Israel Punishes Palestinians With 3,000 New Settler Homes After Unity Deal
(Reuters) — Israel announced on Thursday plans to build some 3,000 more settler homes in occupied territory in response to the inauguration of a Palestinian unity government backed by Hamas Islamists opposed to the Jewish state’s existence.
Housing Minister Uri Ariel said he had issued notices inviting bids to construct 1,500 housing units. Israeli officials said that in addition, Prime Minister Benjamin Netanyahu had ordered planning to proceed for a further 1,500 settler dwellings.
“When Israel is spat upon, it has to do something about it,” Ariel told Israel Radio, adding that construction tenders had been issued as a response to what he termed a Palestinian “terrorist government”.
Asked who had insulted Israel, Ariel, a far-right member of Netanyahu’s cabinet, replied: “Our neighbors, and to a certain extent, the world.”
Netanyahu has already expressed “deep disappointment” over a decision by the United States, Israel’s main ally, to talk to the Palestinian administration despite Israeli calls to shun it, although the unity cabinet is comprised solely of technocrats.
A spokesman for Palestinian President Mahmoud Abbas, whose reconciliation deal with Hamas yielded the new government, said: “The Palestinian leadership will respond to this new settlement activity in an unprecedented manner.” He did not elaborate.
Ariel did not cite locations but Israeli media said the new homes for which bids had been solicited would be erected in seven settlements in the occupied West Bank, some in areas Israel annexed to Jerusalem after the 1967 Middle East war.
Most countries regard settlements that Israel has built in territory it captured in 1967 as illegal. Their fate is a central issue in talks on an eventual independent Palestinian state – negotiations that collapsed in April.
Israel’s announcement drew widespread rebuke from international powers including its main ally in Washington.
“As we have consistently said, these actions are unhelpful and counterproductive to achieving a two-state outcome… We continue to view settlements as illegitimate and urge both parties to refrain from unhelpful actions that increase tension and undercut the efforts to find a path forward to a two-state solution,” U.S. State Department spokeswoman Marie Harf told reporters in Washington.
“It is very difficult to understand how these settlements contribute to peace,” she added.
The United States said on Monday it would work with the new Palestinian unity government as needed but would monitor its commitment to a peace process and security cooperation with the Jewish state.
Ariel accused Washington of breaking an understanding with Israel that it would not talk with the new government.
“DIPLOMATIC MISTAKE”
On Sunday, Netanyahu had urged the world not to rush to engage with a Palestinian administration he said was a front for Hamas, a group classified as a terrorist organization by the United States and European Union.
But Abbas’s formation of a government of technocrats and his pledge to adhere to principles of non-violence and pursuit of peace paved the way for international acceptance that seemed to have left Netanyahu outmaneuvered.
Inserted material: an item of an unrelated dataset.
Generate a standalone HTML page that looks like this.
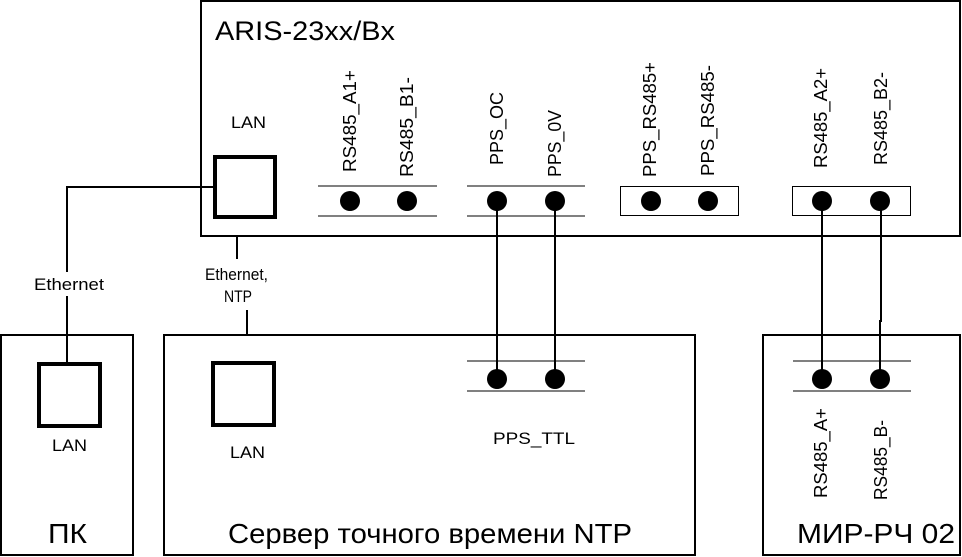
<!DOCTYPE html>
<html><head><meta charset="utf-8"><style>
html,body{margin:0;padding:0;background:#fff}
svg{display:block}
text{font-family:"Liberation Sans",sans-serif;fill:#000}
</style></head><body>
<svg width="962" height="557" viewBox="0 0 962 557" xmlns="http://www.w3.org/2000/svg">
<g fill="none" stroke="#000">
<rect x="201" y="1" width="759" height="235" stroke-width="2"/>
<rect x="1" y="335" width="132" height="220" stroke-width="2"/>
<rect x="164" y="335" width="531" height="220" stroke-width="2"/>
<rect x="763" y="335" width="197" height="220" stroke-width="2"/>
<rect x="215" y="157" width="60" height="60" stroke-width="4"/>
<rect x="39" y="364" width="61" height="62" stroke-width="4"/>
<rect x="213" y="363" width="61" height="62" stroke-width="4"/>
<polyline points="215,187 67,187 67,272" stroke-width="2"/>
<line x1="67" y1="296" x2="67" y2="364" stroke-width="2"/>
<line x1="237" y1="237" x2="237" y2="259" stroke-width="2"/>
<line x1="247" y1="310" x2="247" y2="335" stroke-width="2"/>
<line x1="497" y1="201" x2="497" y2="379" stroke-width="2"/>
<line x1="555" y1="201" x2="555" y2="379" stroke-width="2"/>
<line x1="822" y1="201" x2="822" y2="379" stroke-width="2"/>
<polyline points="881,201 881,321 880,321 880,379" stroke-width="2"/>
<g stroke-width="1">
<line x1="318" y1="186" x2="437" y2="186"/><line x1="318" y1="216" x2="437" y2="216"/>
<line x1="467" y1="186" x2="585" y2="186"/><line x1="467" y1="216" x2="585" y2="216"/>
<rect x="620.5" y="186.5" width="118" height="29"/>
<rect x="792.5" y="186.5" width="118" height="29"/>
<line x1="467" y1="361" x2="585" y2="361"/><line x1="467" y1="391" x2="585" y2="391"/>
<line x1="793" y1="361" x2="911" y2="361"/><line x1="793" y1="391" x2="911" y2="391"/>
</g>
</g>
<g fill="#000">
<circle cx="350" cy="201" r="10"/><circle cx="407" cy="201" r="10"/>
<circle cx="497" cy="201" r="10"/><circle cx="555" cy="201" r="10"/>
<circle cx="651" cy="201" r="10"/><circle cx="708" cy="201" r="10"/>
<circle cx="822" cy="201" r="10"/><circle cx="880" cy="201" r="10"/>
<circle cx="497" cy="379" r="10"/><circle cx="555" cy="379" r="10"/>
<circle cx="822" cy="379" r="10"/><circle cx="880" cy="379" r="10"/>
</g>
<text x="215" y="40" font-size="27" textLength="180" lengthAdjust="spacingAndGlyphs">ARIS-23xx/Bx</text>
<g font-size="17">
<text x="231" y="128" textLength="35" lengthAdjust="spacingAndGlyphs">LAN</text>
<text x="52" y="451" textLength="35" lengthAdjust="spacingAndGlyphs">LAN</text>
<text x="230" y="458" textLength="35" lengthAdjust="spacingAndGlyphs">LAN</text>
<text x="34" y="290" textLength="70" lengthAdjust="spacingAndGlyphs">Ethernet</text>
<text x="205" y="280" textLength="63" lengthAdjust="spacingAndGlyphs">Ethernet,</text>
<text x="224" y="302" textLength="28" lengthAdjust="spacingAndGlyphs">NTP</text>
<text x="493" y="444" textLength="82" lengthAdjust="spacingAndGlyphs">PPS_TTL</text>
</g>
<g font-size="18">
<text transform="translate(356,172) rotate(-90)" textLength="102" lengthAdjust="spacingAndGlyphs">RS485_A1+</text>
<text transform="translate(413,177) rotate(-90)" textLength="100" lengthAdjust="spacingAndGlyphs">RS485_B1-</text>
<text transform="translate(503,165) rotate(-90)" textLength="73" lengthAdjust="spacingAndGlyphs">PPS_OC</text>
<text transform="translate(561,177) rotate(-90)" textLength="67" lengthAdjust="spacingAndGlyphs">PPS_0V</text>
<text transform="translate(656,177) rotate(-90)" textLength="115" lengthAdjust="spacingAndGlyphs">PPS_RS485+</text>
<text transform="translate(714,176) rotate(-90)" textLength="111" lengthAdjust="spacingAndGlyphs">PPS_RS485-</text>
<text transform="translate(827,168) rotate(-90)" textLength="100" lengthAdjust="spacingAndGlyphs">RS485_A2+</text>
<text transform="translate(887,165) rotate(-90)" textLength="93" lengthAdjust="spacingAndGlyphs">RS485_B2-</text>
<text transform="translate(827,498) rotate(-90)" textLength="90" lengthAdjust="spacingAndGlyphs">RS485_A+</text>
<text transform="translate(887,500) rotate(-90)" textLength="80" lengthAdjust="spacingAndGlyphs">RS485_B-</text>
</g>
<g font-size="28">
<text x="48" y="543" textLength="39" lengthAdjust="spacingAndGlyphs">ПК</text>
<text x="228" y="543" textLength="404" lengthAdjust="spacingAndGlyphs">Сервер точного времени NTP</text>
<text x="797" y="543" textLength="158" lengthAdjust="spacingAndGlyphs">МИР-РЧ 02</text>
</g>
</svg>
</body></html>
British Foreign Secretary William Hague said he “deplored” Israel’s settlement move and a French statement said: “Settlements are illegal in the eyes of international law and constitute an obstacle to peace based in a two-state solution.”
A European Union statement in Brussels expressed deep disappointment saying the move was “unhelpful to peace efforts.”
“We call on the Israeli authorities to reverse this decision and to direct all their efforts towards an early resumption of peace talks,” part of the statement said.
Despite Netanyahu’s appeal, the EU has also said it would work with the new Palestinian government, on condition it stuck to the principle of peace based on a two-state solution.
Hanan Ashrawi, a member of the Abbas-led Palestine Liberation Organization’s Executive Committee, said the “government of national accord … has been universally welcomed, with the exception of Israel in its blatant distortion of facts in order to destroy the chances for peace”.
Israeli Justice Minister Tzipi Livni, in an indirect rebuke of Netanyahu, called the first issuing of settler house tenders since the peace talks collapsed “another diplomatic mistake”.
Livni, head of a centrist party in the Netanyahu government and its chief peace negotiator, told Israel Radio it would now be harder “to enlist the world against Hamas”.
Israel froze U.S.-brokered peace talks with Abbas when the unity deal was announced on April 23 after numerous unsuccessful attempts at Palestinian reconciliation since Hamas seized the Gaza Strip from Fatah forces in fighting in 2007.
Some Israeli political analysts predicted Israel’s campaign against the foreign aid-dependent Palestinian government would now shift to lobbying allies in the U.S. Congress to withhold funding, which typically runs at $500 million a year.